Fabrication and characterization of large-size electrolyte/anode bilayer structures for low-temperature solid oxide fuel cell stack based on gadolinia-doped ceria electrolyte

Abstract

Preliminary progress is reported in this communication in building a planar anode-supported low-temperature solid oxide fuel cell (SOFC) stack based on gadolinia-doped ceria (GDC) electrolyte, i.e. fabrication and characterization of a Ø80 planar bilayer structure composed of GDC electrolyte film and Ni–GDC anode substrate. The anode substrates were prepared from mixtures of NiO, GDC, and carbon black by die-pressing. After pre-firing to remove the carbon black, the anode substrates were deposited with a GDC layer using a spray coating technique. The green bilayers of anode substrate and electrolyte film were then co-sintered at 1500 °C for 3 h.
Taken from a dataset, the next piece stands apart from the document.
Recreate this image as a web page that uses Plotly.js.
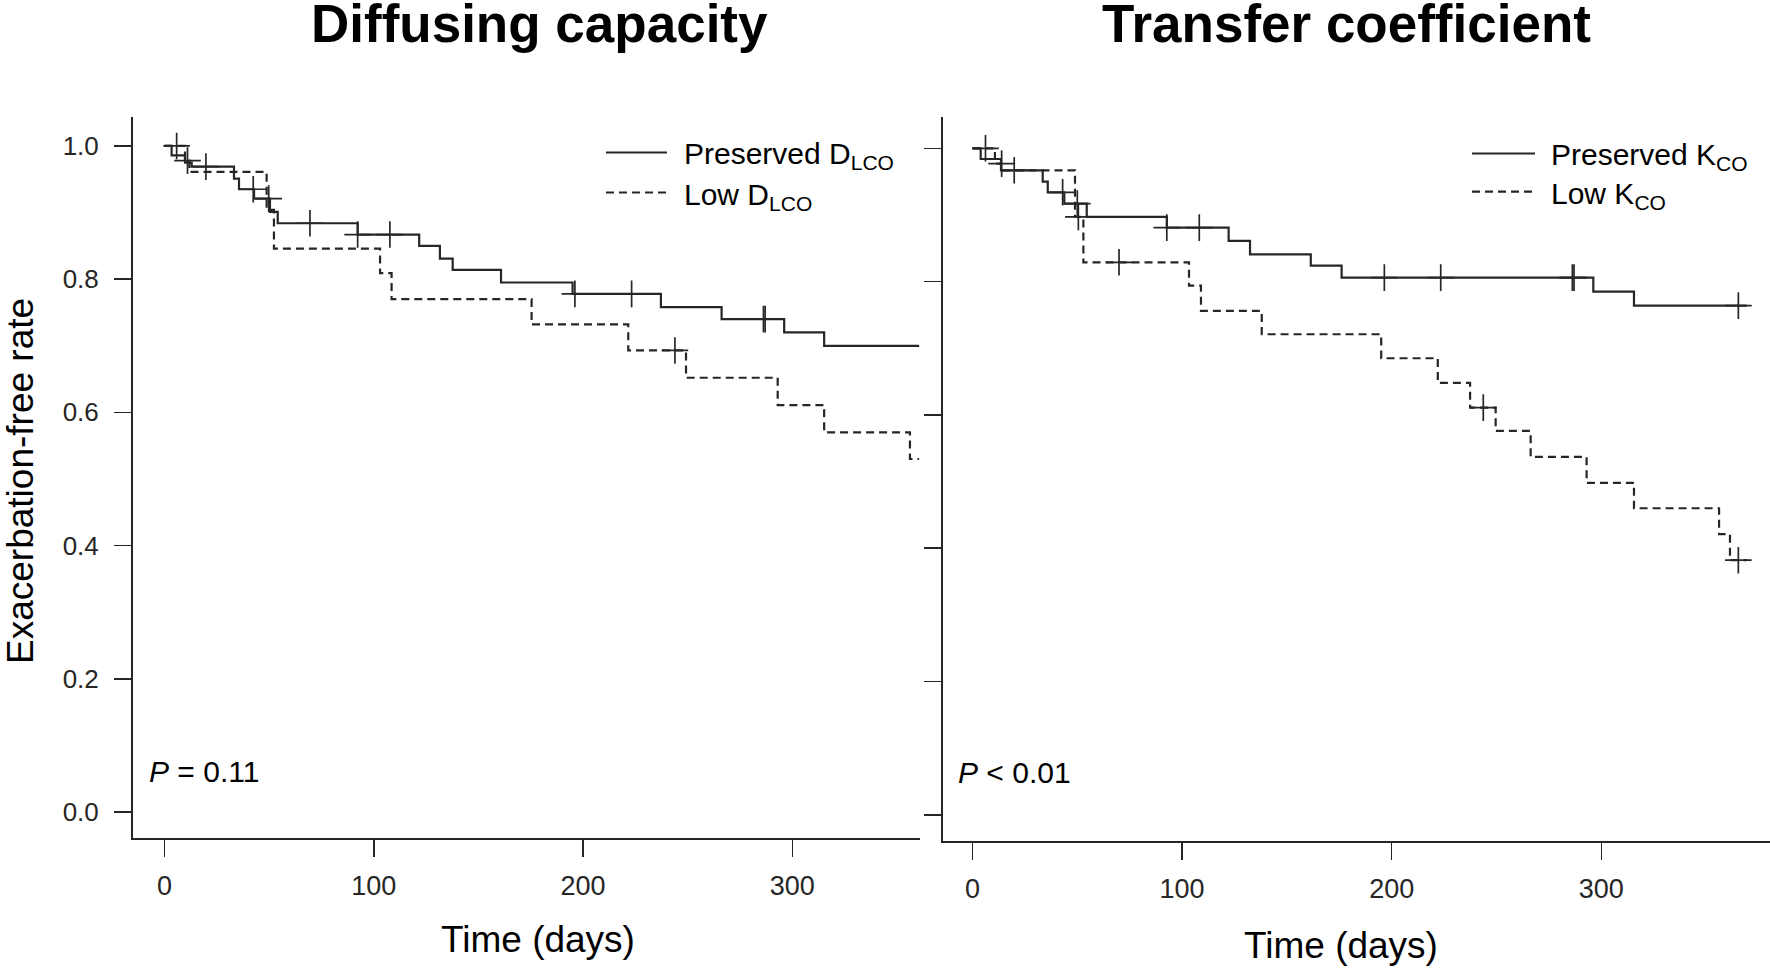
<!DOCTYPE html>
<html>
<head>
<meta charset="utf-8">
<script src="https://cdn.plot.ly/plotly-3.0.1.min.js"></script>
<style>
  html, body { margin: 0; padding: 0; background: #ffffff; }
  #chart { width: 1770px; height: 969px; }
</style>
</head>
<body>
<div id="chart"></div>
<script>
// ---------------- Data ----------------
// Panel A: Diffusing capacity (DLCO) — Kaplan–Meier step points (time in days, exacerbation-free rate)
const dlcoPresTime = [0, 3.4, 9.8, 13, 33.2, 35.6, 42.8, 50.4, 54.1, 92.3, 121.7, 131.6, 137.7, 160.8, 195, 237.2, 266.2, 296.1, 315.2, 360.6];
const dlcoPresRate = [1.0, 0.986, 0.975, 0.969, 0.951, 0.935, 0.921, 0.901, 0.884, 0.867, 0.850, 0.831, 0.814, 0.795, 0.778, 0.758, 0.740, 0.720, 0.700, 0.700];
const dlcoPresCensTime = [5.8, 19.8, 42.4, 49.8, 69.5, 92.3, 107.7, 196.1, 223.2, 286.2, 287.0];
const dlcoPresCensRate = [1.0, 0.969, 0.935, 0.921, 0.884, 0.867, 0.867, 0.778, 0.778, 0.740, 0.740];

const dlcoLowTime = [0, 9.8, 11.9, 48.8, 52.3, 103, 108.5, 175.4, 221.6, 249.2, 293, 315.2, 356.2, 360.6];
const dlcoLowRate = [1.0, 0.978, 0.961, 0.904, 0.846, 0.809, 0.770, 0.732, 0.693, 0.652, 0.611, 0.570, 0.530, 0.530];
const dlcoLowCensTime = [11.0, 243.9];
const dlcoLowCensRate = [0.978, 0.693];

// Panel B: Transfer coefficient (KCO)
const kcoPresTime = [0, 3.9, 13.6, 33.5, 35.9, 43.8, 54.5, 92.7, 122.2, 132.4, 161.4, 176.1, 296.2, 315.6, 369.4];
const kcoPresRate = [1.0, 0.984, 0.967, 0.950, 0.934, 0.917, 0.897, 0.881, 0.861, 0.841, 0.824, 0.806, 0.785, 0.764, 0.764];
const kcoPresCensTime = [6.2, 19.9, 43.0, 50.0, 92.7, 108.2, 196.5, 223.4, 286.2, 287.0, 365.4];
const kcoPresCensRate = [1.0, 0.967, 0.934, 0.917, 0.881, 0.881, 0.806, 0.806, 0.806, 0.806, 0.764];

const kcoLowTime = [0, 10.7, 13.6, 48.9, 52.9, 103.3, 109, 138, 195, 222, 237.4, 249.6, 266.3, 293, 315.6, 356.2, 361.4, 369.4];
const kcoLowRate = [1.0, 0.977, 0.967, 0.897, 0.829, 0.794, 0.756, 0.721, 0.685, 0.648, 0.611, 0.576, 0.537, 0.498, 0.460, 0.421, 0.382, 0.382];
const kcoLowCensTime = [13.9, 50.5, 69.9, 243.7, 365.4];
const kcoLowCensRate = [0.977, 0.897, 0.829, 0.611, 0.382];

const xTickVals = [0, 100, 200, 300];
const yTickVals = [0.0, 0.2, 0.4, 0.6, 0.8, 1.0];
const panelTitles = ["Diffusing capacity", "Transfer coefficient"];
const legendLabels = [["Preserved D<sub>LCO</sub>", "Low D<sub>LCO</sub>"], ["Preserved K<sub>CO</sub>", "Low K<sub>CO</sub>"]];
const pValueTexts = ["<i>P</i> = 0.11", "<i>P</i> &lt; 0.01"];

// ---------------- Styling ----------------
const INK = "#262626";
const FONT = "Liberation Sans, Arial, Helvetica, sans-serif";
const W = 1770, H = 969;
const px = v => v / W;           // pixel x -> paper
const py = v => 1 - v / H;       // pixel y (from top) -> paper

function stepTrace(t, s, xa, ya, dashed, name) {
  return {
    type: "scatter", mode: "lines", x: t, y: s, xaxis: xa, yaxis: ya, name: name,
    line: { shape: "hv", color: INK, width: 2.2, dash: dashed ? "8px,5px" : "solid" },
    hoverinfo: "x+y", showlegend: false
  };
}
function censorTrace(t, s, xa, ya, name) {
  return {
    type: "scatter", mode: "markers", x: t, y: s, xaxis: xa, yaxis: ya, name: name,
    marker: { symbol: "cross-thin", size: 19, color: INK, line: { color: INK, width: 1.7 } },
    hoverinfo: "x+y", showlegend: false
  };
}

const traces = [
  stepTrace(dlcoPresTime, dlcoPresRate, "x", "y", false, "Preserved DLCO"),
  stepTrace(dlcoLowTime, dlcoLowRate, "x", "y", true, "Low DLCO"),
  censorTrace(dlcoPresCensTime, dlcoPresCensRate, "x", "y", "Preserved DLCO censored"),
  censorTrace(dlcoLowCensTime, dlcoLowCensRate, "x", "y", "Low DLCO censored"),
  stepTrace(kcoPresTime, kcoPresRate, "x2", "y2", false, "Preserved KCO"),
  stepTrace(kcoLowTime, kcoLowRate, "x2", "y2", true, "Low KCO"),
  censorTrace(kcoPresCensTime, kcoPresCensRate, "x2", "y2", "Preserved KCO censored"),
  censorTrace(kcoLowCensTime, kcoLowCensRate, "x2", "y2", "Low KCO censored")
];

const axisCommon = {
  showline: true, linecolor: INK, linewidth: 2, mirror: false,
  ticks: "outside", ticklen: 17, tickwidth: 1.5, tickcolor: INK,
  showgrid: false, zeroline: false, fixedrange: true,
  tickfont: { family: FONT, size: 26, color: INK }
};

const layout = {
  width: W, height: H,
  margin: { l: 0, r: 0, t: 0, b: 0, pad: 0 },
  paper_bgcolor: "#ffffff", plot_bgcolor: "#ffffff",
  showlegend: false,
  font: { family: FONT, color: INK },
  xaxis: Object.assign({}, axisCommon, {
    domain: [px(133), px(920)], range: [-15.05, 361.0], anchor: "y",
    tickvals: xTickVals, ticklabelstandoff: 6, tickfont: { family: FONT, size: 27, color: INK }
  }),
  yaxis: Object.assign({}, axisCommon, {
    domain: [py(837.6), py(117.4)], range: [-0.0384, 1.0429], anchor: "x",
    tickvals: yTickVals, tickformat: ".1f", ticklabelstandoff: 10
  }),
  xaxis2: Object.assign({}, axisCommon, {
    domain: [px(942.6), 1], range: [-14.27, 380.5], anchor: "y2",
    tickvals: xTickVals, ticklabelstandoff: 6, tickfont: { family: FONT, size: 27, color: INK }
  }),
  yaxis2: Object.assign({}, axisCommon, {
    domain: [py(841), py(117.4)], range: [-0.0393, 1.0464], anchor: "x2",
    tickvals: yTickVals, showticklabels: false
  }),
  shapes: [
    { type: "line", xref: "paper", yref: "paper", x0: px(606), x1: px(667), y0: py(152.5), y1: py(152.5), line: { color: INK, width: 2.2 } },
    { type: "line", xref: "paper", yref: "paper", x0: px(606), x1: px(666), y0: py(192.5), y1: py(192.5), line: { color: INK, width: 2.2, dash: "8px,5px" } },
    { type: "line", xref: "paper", yref: "paper", x0: px(1472), x1: px(1535), y0: py(153.5), y1: py(153.5), line: { color: INK, width: 2.2 } },
    { type: "line", xref: "paper", yref: "paper", x0: px(1472), x1: px(1532), y0: py(191.7), y1: py(191.7), line: { color: INK, width: 2.2, dash: "8px,5px" } }
  ],
  annotations: [
    { text: "<b>" + panelTitles[0] + "</b>", xref: "paper", yref: "paper", x: px(539), y: py(24), xanchor: "center", yanchor: "middle", showarrow: false, font: { family: FONT, size: 53, color: "#000" } },
    { text: "<b>" + panelTitles[1] + "</b>", xref: "paper", yref: "paper", x: px(1346), y: py(24), xanchor: "center", yanchor: "middle", showarrow: false, font: { family: FONT, size: 53, color: "#000" } },
    { text: "Exacerbation-free rate", xref: "paper", yref: "paper", x: px(20), y: py(481), xanchor: "center", yanchor: "middle", textangle: -90, showarrow: false, font: { family: FONT, size: 37, color: "#000" } },
    { text: "Time (days)", xref: "paper", yref: "paper", x: px(538), y: py(939), xanchor: "center", yanchor: "middle", showarrow: false, font: { family: FONT, size: 37, color: "#000" } },
    { text: "Time (days)", xref: "paper", yref: "paper", x: px(1341), y: py(945), xanchor: "center", yanchor: "middle", showarrow: false, font: { family: FONT, size: 37, color: "#000" } },
    { text: legendLabels[0][0], xref: "paper", yref: "paper", x: px(682), y: py(156), xanchor: "left", yanchor: "middle", showarrow: false, font: { family: FONT, size: 30, color: "#000" } },
    { text: legendLabels[0][1], xref: "paper", yref: "paper", x: px(682), y: py(196), xanchor: "left", yanchor: "middle", showarrow: false, font: { family: FONT, size: 30, color: "#000" } },
    { text: legendLabels[1][0], xref: "paper", yref: "paper", x: px(1549), y: py(156.5), xanchor: "left", yanchor: "middle", showarrow: false, font: { family: FONT, size: 30, color: "#000" } },
    { text: legendLabels[1][1], xref: "paper", yref: "paper", x: px(1549), y: py(195.5), xanchor: "left", yanchor: "middle", showarrow: false, font: { family: FONT, size: 30, color: "#000" } },
    { text: pValueTexts[0], xref: "paper", yref: "paper", x: px(147), y: py(771), xanchor: "left", yanchor: "middle", showarrow: false, font: { family: FONT, size: 30, color: "#000" } },
    { text: pValueTexts[1], xref: "paper", yref: "paper", x: px(956), y: py(772), xanchor: "left", yanchor: "middle", showarrow: false, font: { family: FONT, size: 30, color: "#000" } }
  ]
};

Plotly.newPlot("chart", traces, layout, { displayModeBar: false, staticPlot: true });
</script>
</body>
</html>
Through proper control of the sintering process, bilayer structures with excellent flatness were achieved after co-sintering. Scanning electron microscopy (SEM) observation indicated that the electrolyte film was about 22 μm in thickness, highly dense, crack-free, and well-bonded to the anode substrate. Small disks which were cut out from the Ø80 bilayer structure were electrochemically examined in a single button-cell mode incorporating a (LaSr)(CoFe)O 3–GDC composite cathode. With humidified hydrogen as the fuel and air as the oxidant, the cell demonstrated an open-circuit voltage of 0.884 V and a maximum power density of 562 mW/cm 2 at 600 °C. The results imply that high-quality anode-supported electrolyte/anode bilayer structures were successfully fabricated. Based on them, planar anode-supported SOFC stacks will be assembled in the future.